Let us see that \(B\) is a basis for \(V\).
\(\{B_1, ..., B_n\}\) has no duplication, because if \(b_{j, l} = b_{p, q}\) for some \(j \neq p\), \(b_{j, l} = b_{p, q} \in V_j \cap V_p\), a contradiction against \((V_j \cap (V_1 + ... + V_{j - 1} + \widehat{V_j} + V_{j + 1} + ... + V_n) = \{0\})\), because \(V_p \subseteq V_1 + ... + V_{j - 1} + \widehat{V_j} + V_{j + 1} + ... + V_n\) and \(b_{j, l} = b_{p, q} \neq 0\).
So, \(B\) has the \(d = Dim (V_1) + ... + Dim (V_n)\) elements.
Let \(r^{1, 1} b_{1, 1} + ... + r^{1, d_1} b_{1, d_1} + ... + r^{n, 1} b_{n, 1} + ... + r^{n, d_n} b_{n, d_n} = 0\).

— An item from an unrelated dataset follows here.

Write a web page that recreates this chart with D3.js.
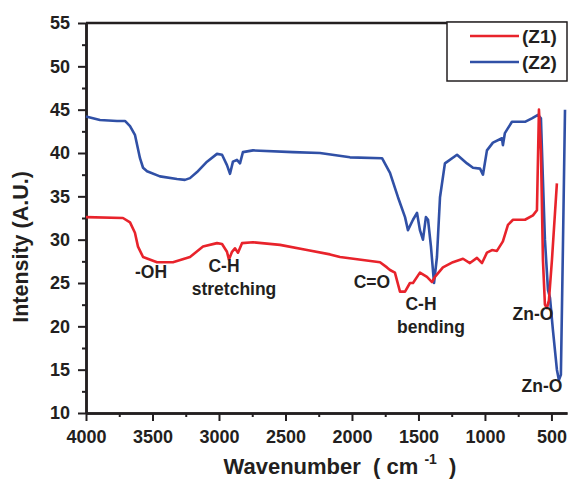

For each \(j \in \{1, ..., n\}\), \(r^{j, 1} b_{j, 1} + ... + r^{j, d_j} b_{j, d_j} = - (r^{1, 1} b_{1, 1} + ... + r^{1, d_1} b_{1, d_1} + ... + \widehat{(r^{j, 1} b_{j, 1} + ... + r^{j, d_j} b_{j, d_j})} + ... + r^{n, 1} b_{n, 1} + ... + r^{n, d_n} b_{n, d_n})\).
But the left hand side is on \(V_j\) and the right hand side is on \(V_1 + ... + V_{j - 1} + \widehat{V_j} + V_{j + 1} + ... + V_n\), so, the left hand side is on \(V_j \cap (V_1 + ... + V_{j - 1} + \widehat{V_j} + V_{j + 1} + ... + V_n) = \{0\}\), so, \(r^{j, 1} b_{j, 1} + ... + r^{j, d_j} b_{j, d_j} = 0\).
As \(B_j\) is linearly independent, all the \(r^{j, l}\) s are \(0\).
As \(j\) is arbitrary, all the \(r^{j, l}\) s are \(0\).
So, \(B\) is linearly independent.
\(B\) is a basis for \(V\), by the proposition that for any finite-dimensional vectors space, any linearly independent subset with dimension number of elements is a basis.
Step 3:
For each \(v \in V\), \(v = v^{1, 1} b_{1, 1} + ... + v^{1, d_1} b_{1, d_1} + ... + v^{n, 1} b_{n, 1} + ... + v^{n, d_n} b_{n, d_n}\), because \(B\) is a basis for \(V\).
That means that \(V = V_1 + ... + V_n\).
So, \(V\) is a vectors space as the direct sum of \(\{V_1, ..., V_n\}\).